#### [GIVEN INSTRUCTION]
Skip all pictures, then copy the lines from the start of the data through the line with "plt.rcParams['mathtext.bf'] = 'Liberation", keeping both ends.

#### [THE INPUT]
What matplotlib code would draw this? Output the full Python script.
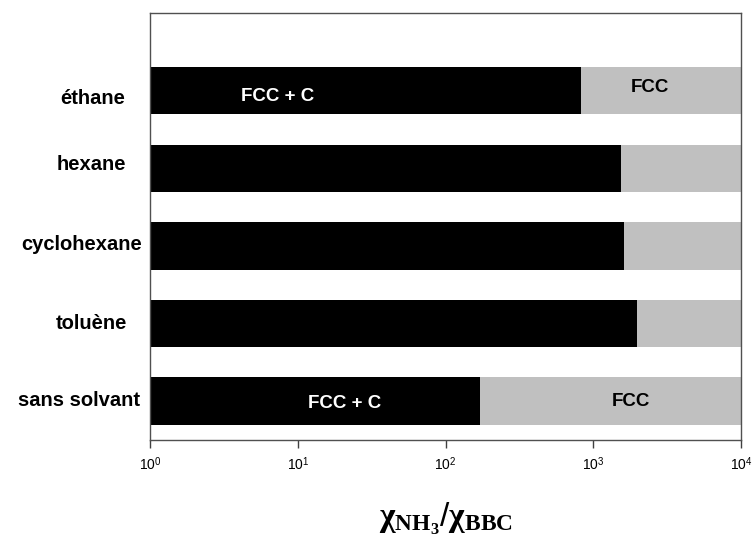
import matplotlib
matplotlib.use("Agg")
import matplotlib.pyplot as plt
import matplotlib.transforms as mtransforms
import numpy as np

plt.rcParams['font.family'] = ['Liberation Sans', 'DejaVu Sans']
plt.rcParams['mathtext.fontset'] = 'custom'
plt.rcParams['mathtext.rm'] = 'Liberation Sans'
plt.rcParams['mathtext.it'] = 'Liberation Serif'
plt.rcParams['mathtext.bf'] = 'Liberation Serif:bold'

# solvants (bas -> haut)
solvants = ["sans solvant", "toluène", "cyclohexane", "hexane", "éthane"]
# limite FCC + C / FCC
limite = [171, 1990, 1620, 1545, 826]
x_max = 1e4
x_min = 1.0

# etiquettes dans les barres: (indice, x, texte, couleur)
etiquettes = [(4, 7.3, "FCC + C", "white"), (4, 2420, "FCC", "black"),
              (0, 20.9, "FCC + C", "white"), (0, 1800, "FCC", "black")]

fig = plt.figure(figsize=(7.53, 5.43), dpi=100)
ax = fig.add_axes([0.1992, 0.1897, 0.7849, 0.7864])

y = np.arange(len(solvants))
h = 0.61
ax.barh(y, np.array(limite) - x_min, left=x_min, height=h, color='black')
ax.barh(y, x_max - np.array(limite), left=limite, height=h, color='#c0c0c0')

# petits decalages des textes (en unites de y)
dy_bar = {(4, "FCC + C"): -0.075, (4, "FCC"): 0.045, (0, "FCC + C"): -0.035, (0, "FCC"): -0.005}
for i, xv, txt, col in etiquettes:
    ax.text(xv, y[i] + dy_bar[(i, txt)], txt, color=col, fontsize=13.5, fontweight='bold',
            ha='center', va='center')

ax.set_xscale('log')
ax.set_xlim(x_min, x_max)
ax.set_ylim(-0.5, 5.0)
ax.set_xticks([1, 10, 100, 1000, 10000])
ax.set_xticklabels([r'$10^{0}$', r'$10^{1}$', r'$10^{2}$', r'$10^{3}$', r'$10^{4}$'], fontsize=10)
ax.xaxis.set_minor_locator(matplotlib.ticker.NullLocator())
ax.tick_params(axis='x', direction='out', length=6, width=1, color='#404040', pad=5)
ax.set_yticks([])

# noms des solvants, places comme dans l'original
trans = mtransforms.blended_transform_factory(ax.transAxes, ax.transData)
lab_x = [-0.017, -0.039, -0.014, -0.040, -0.042]
lab_dy = [0.015, 0.0, 0.02, 0.05, -0.105]
for yi, nom, lx, ly in zip(y, solvants, lab_x, lab_dy):
    ax.text(lx, yi + ly, nom, transform=trans, fontsize=14.5, fontweight='bold',
            ha='right', va='center')

for s in ax.spines.values():
    s.set_linewidth(1)
    s.set_color('#505050')

ax.set_xlabel(r'$\mathbf{\chi}_{\mathbf{NH_3}}/\mathbf{\chi}_{\mathbf{BBC}}$', fontsize=24, labelpad=20)

fig.savefig("out.png", dpi=100)
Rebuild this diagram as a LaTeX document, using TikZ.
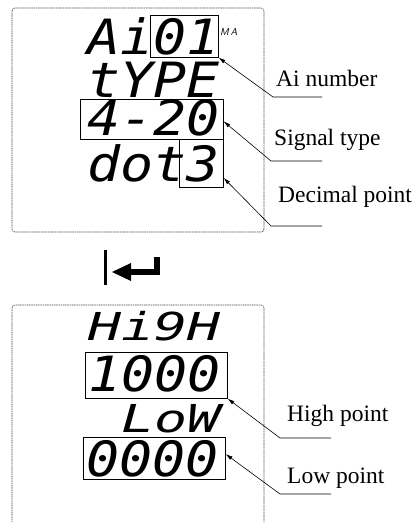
\documentclass[tikz,border=0pt]{standalone}
\usepackage{fontspec}
\usepackage{graphicx}
\setmainfont{Liberation Serif}
\newfontfamily\lcdfont{DejaVu Sans Mono}
\usetikzlibrary{calc,arrows.meta}
\tikzset{
  panel/.style={draw=gray!60!black, line width=0.6pt, dash pattern=on 1.2pt off 0.6pt, rounded corners=3pt},
  lcd/.style={anchor=base west, inner sep=0pt, font=\lcdfont\itshape\fontsize{45}{45}\selectfont},
  lcdsmall/.style={anchor=base west, inner sep=0pt, font=\lcdfont\itshape\fontsize{37}{37}\selectfont},
  segbox/.style={draw, line width=0.6pt, inner sep=0pt, anchor=north west},
  lbl/.style={anchor=base west, inner sep=0pt, font=\fontsize{23.5}{26}\selectfont},
  leader/.style={draw, line width=0.6pt, {Latex[length=7pt,width=4pt]}-},
}
\begin{document}
\begin{tikzpicture}[x=1pt,y=-1pt]
\useasboundingbox (0,0) rectangle (414,522);
% panels
\draw[panel] (12,8) rectangle (264,232);
\draw[panel] (12,522) -- (12,305) -- (264,305) -- (264,522);
% top display text
\node[lcd] (tai) at (87,54) {\scalebox{1.22}[1.08]{Ai01}};
\node[anchor=base west, inner sep=0pt, font=\sffamily\itshape\fontsize{10}{10}\selectfont] (tma) at (220,35) {M\,A};
\node[lcd] (ttype) at (87,97) {\scalebox{1.22}[1.08]{tYPE}};
\node[lcd] (tsig) at (87,135) {\scalebox{1.22}[1.08]{4-20}};
\node[lcd] (tdot) at (87,181) {\scalebox{1.22}[1.08]{dot3}};
% top boxes
\node[segbox, minimum width=68pt, minimum height=42pt] (bai) at (150,15) {};
\node[segbox, minimum width=143pt, minimum height=40pt] (bsig) at (80,99) {};
\node[segbox, minimum width=44pt, minimum height=48pt] (bdot) at (179,139) {};
% labels top
\node[lbl] (lai) at (276,86) {Ai number};
\node[lbl] (lsig) at (274,145) {Signal type};
\node[lbl] (ldot) at (278,202) {Decimal point};
\coordinate (kai) at (273,97);  \coordinate (eai) at (322,97);
\coordinate (ksig) at (271,161); \coordinate (esig) at (322,161);
\coordinate (kdot) at (271,226); \coordinate (edot) at (322,226);
\draw[leader] (bai.south east) -- (kai) -- (eai);
\draw[leader] ($(bsig.north east)!0.55!(bsig.south east)$) -- (ksig) -- (esig);
\draw[leader] ($(bdot.north east)!0.8!(bdot.south east)$) -- (kdot) -- (edot);
% return symbol
\draw[line width=3pt] (105,250) -- (105,285);
\draw[line width=6pt, line join=miter] (126,272) -- (157,272) -- (157,257);
\fill (112,272) -- (131,263) -- (131,281) -- cycle;
% bottom display text
\node[lcdsmall] (thigh) at (88,340) {\scalebox{1.48}[1.04]{Hi9H}};
\node[lcd] (thv) at (88,391) {\scalebox{1.22}[1.08]{1000}};
\node[lcdsmall] (tlow) at (121,432) {\scalebox{1.48}[1.04]{LoW}};
\node[lcd] (tlv) at (86,476) {\scalebox{1.22}[1.08]{0000}};
% bottom boxes
\node[segbox, minimum width=142pt, minimum height=46pt] (bhv) at (85,352) {};
\node[segbox, minimum width=142pt, minimum height=42pt] (blv) at (83,437) {};
% labels bottom
\node[lbl] (lhigh) at (287,421) {High point};
\node[lbl] (llow) at (287,483) {Low point};
\coordinate (khigh) at (280,438); \coordinate (ehigh) at (331,438);
\coordinate (klow) at (280,494); \coordinate (elow) at (331,494);
\draw[leader] (bhv.south east) -- (khigh) -- (ehigh);
\draw[leader] ($(blv.north east)!0.4!(blv.south east)$) -- (klow) -- (elow);
\end{tikzpicture}
\end{document}
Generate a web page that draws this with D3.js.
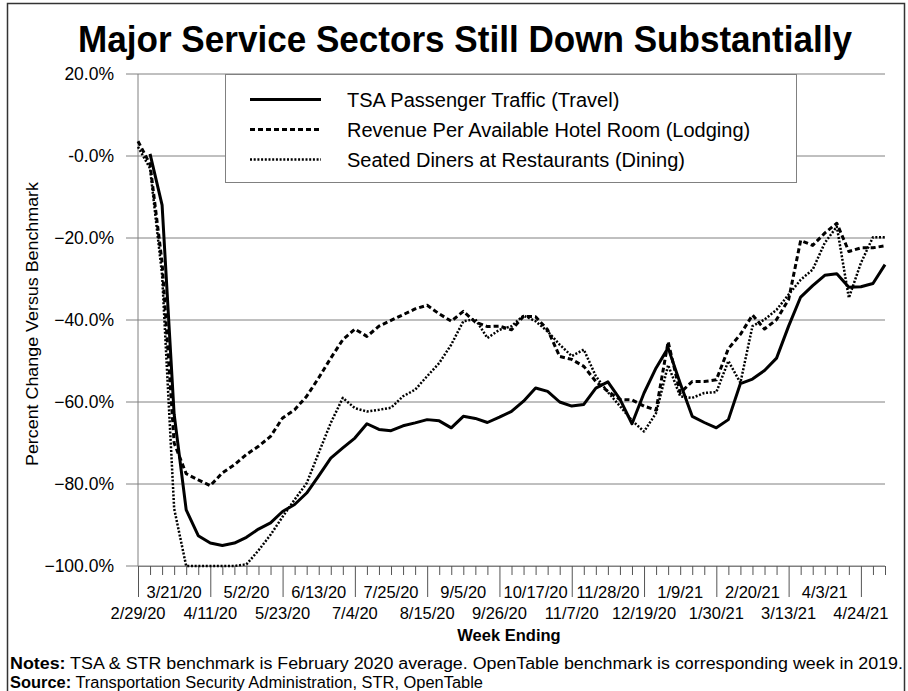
<!DOCTYPE html>
<html lang="en">
<head>
<meta charset="UTF-8">
<title>Major Service Sectors Still Down Substantially</title>
<script src="https://d3js.org/d3.v7.min.js"></script>
<style>
  body { margin: 0; background: #fff; }
  text { font-family: Arial, "Liberation Sans", sans-serif; fill: #000; }
</style>
</head>
<body>
<div id="chart"></div>
<script>
// week-ending labels, one every 3 weeks starting 2/29/20
const dateLabels = ["2/29/20", "3/21/20", "4/11/20", "5/2/20", "5/23/20", "6/13/20", "7/4/20",
  "7/25/20", "8/15/20", "9/5/20", "9/26/20", "10/17/20", "11/7/20", "11/28/20", "12/19/20",
  "1/9/21", "1/30/21", "2/20/21", "3/13/21", "4/3/21", "4/24/21"];
const yTicks = [-100, -80, -60, -40, -20, 0, 20];

// percent change vs benchmark, weekly (63 weeks)
const travel = [null, 0.5, -12, -63, -86.3, -92.6, -94.4, -95, -94.4, -93, -91, -89.5, -86.7, -85,
  -82.2, -78, -73.7, -71.2, -68.8, -65.3, -66.7, -67, -65.8, -65.1, -64.3, -64.6, -66.3, -63.5,
  -64, -65, -63.7, -62.3, -59.8, -56.6, -57.4, -60, -61, -60.6, -56.6, -55.1, -59.3, -65.3,
  -57.8, -51.7, -46.8, -55.4, -63.5, -65, -66.3, -64.3, -55.5, -54.4, -52.3, -49.3, -41.5,
  -34.4, -31.6, -29.1, -28.7, -32, -31.9, -31.1, -26.5];
const lodging = [3.6, -2, -26, -70, -77.5, -79, -80.4, -77.3, -75.3, -72.8, -70.8, -68.4, -63.9,
  -61.9, -58.6, -54.1, -49.3, -44.8, -42.2, -44, -41.5, -40.1, -38.7, -37.3, -36.4, -38.5,
  -40.3, -37.9, -40.5, -41.6, -41.5, -42.4, -39.1, -39.2, -42.4, -48.9, -49.6, -51.3, -55,
  -57.4, -59.4, -59.5, -61, -62, -45.3, -57.8, -55, -55, -54.6, -47, -43.5, -38.8, -42.2,
  -39.9, -35, -20.6, -21.8, -18.8, -16.4, -23.3, -22.4, -22.4, -21.9];
const dining = [2.2, -3, -29, -86, -100, -100, -100, -100, -100, -99.6, -96.2, -92.4, -88, -83.8,
  -79.8, -72.4, -65.1, -59, -61.5, -62.3, -61.9, -61.4, -58.6, -57, -53.7, -50.5, -46, -40.3,
  -39.8, -44.4, -42.4, -41.5, -38.9, -40.3, -42.8, -46, -48.8, -47.2, -53.7, -57.6, -61,
  -64.5, -67.2, -62.7, -51, -58.6, -59, -57.8, -57.6, -50, -55.3, -41.5, -39.9, -37.5, -33.8,
  -30.2, -27.7, -21.2, -17.2, -34.6, -26.1, -19.8, -19.8];

const series = [
  { name: "TSA Passenger Traffic (Travel)", values: travel, dash: null, width: 3 },
  { name: "Revenue Per Available Hotel Room (Lodging)", values: lodging, dash: "5,3", width: 3 },
  { name: "Seated Diners at Restaurants (Dining)", values: dining, dash: "2,1.7", width: 2.5 }
];

const width = 908, height = 691;
const plotLeft = 138, plotRight = 885, plotTop = 74, plotBottom = 566;
const grey = "#808080";

const svg = d3.select("#chart").append("svg")
  .attr("width", width)
  .attr("height", height);

// outer frame
svg.append("rect")
  .attr("x", 7.5).attr("y", 3.5)
  .attr("width", 897).attr("height", 720)
  .attr("fill", "none").attr("stroke", "#333").attr("stroke-width", 1.5);

const x = d3.scaleLinear().domain([0, 62]).range([plotLeft, plotRight]);
const y = d3.scaleLinear().domain([-100, 20]).range([plotBottom, plotTop]);

// title
svg.append("text")
  .attr("x", 465).attr("y", 52)
  .attr("text-anchor", "middle")
  .attr("font-size", 37).attr("font-weight", "bold")
  .attr("textLength", 774).attr("lengthAdjust", "spacingAndGlyphs")
  .text("Major Service Sectors Still Down Substantially");

// horizontal gridlines
svg.append("g").selectAll("line")
  .data(yTicks)
  .join("line")
  .attr("x1", plotLeft - 12).attr("x2", plotRight)
  .attr("y1", d => y(d)).attr("y2", d => y(d))
  .attr("stroke", grey).attr("stroke-width", 1);

// y axis labels
const fmt = d3.format(".1f");
svg.append("g").selectAll("text")
  .data(yTicks)
  .join("text")
  .attr("x", 114).attr("y", d => y(d) + 6)
  .attr("text-anchor", "end")
  .attr("font-size", 17.5)
  .text(d => (d === 0 ? "-0.0" : fmt(d)) + "%");

// left axis line
svg.append("line")
  .attr("x1", plotLeft).attr("x2", plotLeft)
  .attr("y1", plotTop).attr("y2", plotBottom)
  .attr("stroke", grey);

// bottom axis with weekly ticks, long ticks every 6 weeks
const xAxis = svg.append("g")
  .attr("transform", `translate(0,${plotBottom})`)
  .call(d3.axisBottom(x).tickValues(d3.range(0, 63)).tickSize(9).tickSizeOuter(0).tickFormat(""));
xAxis.select(".domain").attr("stroke", grey);
xAxis.selectAll(".tick line")
  .attr("stroke", "#555")
  .attr("y2", d => (d % 6 === 0 ? 31 : 9));

// staggered date labels
svg.append("g").selectAll("text")
  .data(dateLabels)
  .join("text")
  .attr("x", (d, i) => x(i * 3))
  .attr("y", (d, i) => (i % 2 ? 598 : 619))
  .attr("text-anchor", "middle")
  .attr("font-size", 16.5)
  .text(d => d);

// axis titles
svg.append("text")
  .attr("transform", "translate(38,324) rotate(-90)")
  .attr("text-anchor", "middle")
  .attr("font-size", 16)
  .attr("textLength", 284).attr("lengthAdjust", "spacingAndGlyphs")
  .text("Percent Change Versus Benchmark");

svg.append("text")
  .attr("x", 509).attr("y", 641)
  .attr("text-anchor", "middle")
  .attr("font-size", 16.5).attr("font-weight", "bold")
  .text("Week Ending");

// data lines
const line = d3.line()
  .defined(d => d != null)
  .x((d, i) => x(i))
  .y(d => y(d));

svg.append("g").selectAll("path")
  .data(series)
  .join("path")
  .attr("d", d => line(d.values))
  .attr("fill", "none")
  .attr("stroke", "#000")
  .attr("stroke-width", d => d.width)
  .attr("stroke-dasharray", d => d.dash)
  .attr("stroke-linejoin", "round");

// legend
const legend = svg.append("g");
legend.append("rect")
  .attr("x", 225.5).attr("y", 74.5)
  .attr("width", 571).attr("height", 108)
  .attr("fill", "#fff").attr("stroke", grey);

const rows = legend.selectAll("g")
  .data(series)
  .join("g")
  .attr("transform", (d, i) => `translate(0,${99.5 + i * 30})`);
rows.append("line")
  .attr("x1", 250).attr("x2", 321)
  .attr("stroke", "#000")
  .attr("stroke-width", d => d.width)
  .attr("stroke-dasharray", d => d.dash);
rows.append("text")
  .attr("x", 347).attr("y", 7)
  .attr("font-size", 20)
  .text(d => d.name);

// notes
const notes = svg.append("text")
  .attr("x", 10).attr("y", 669)
  .attr("font-size", 16)
  .attr("textLength", 893).attr("lengthAdjust", "spacingAndGlyphs");
notes.append("tspan").attr("font-weight", "bold").text("Notes:");
notes.append("tspan").text(" TSA & STR benchmark is February 2020 average. OpenTable benchmark is corresponding week in 2019.");

const source = svg.append("text")
  .attr("x", 10).attr("y", 688)
  .attr("font-size", 16)
  .attr("textLength", 473).attr("lengthAdjust", "spacingAndGlyphs");
source.append("tspan").attr("font-weight", "bold").text("Source:");
source.append("tspan").text(" Transportation Security Administration, STR, OpenTable");
</script>
</body>
</html>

#### [WRITTEN ANSWER]
What matplotlib code would draw this? Output the full Python script.
import matplotlib
matplotlib.use("Agg")
import matplotlib.pyplot as plt
import matplotlib.transforms as mtransforms
import numpy as np

plt.rcParams['font.family'] = ['Liberation Sans', 'DejaVu Sans']
plt.rcParams['mathtext.fontset'] = 'custom'
plt.rcParams['mathtext.rm'] = 'Liberation Sans'
plt.rcParams['mathtext.it'] = 'Liberation Serif'
plt.rcParams['mathtext.bf'] = 'Liberation Serif:bold'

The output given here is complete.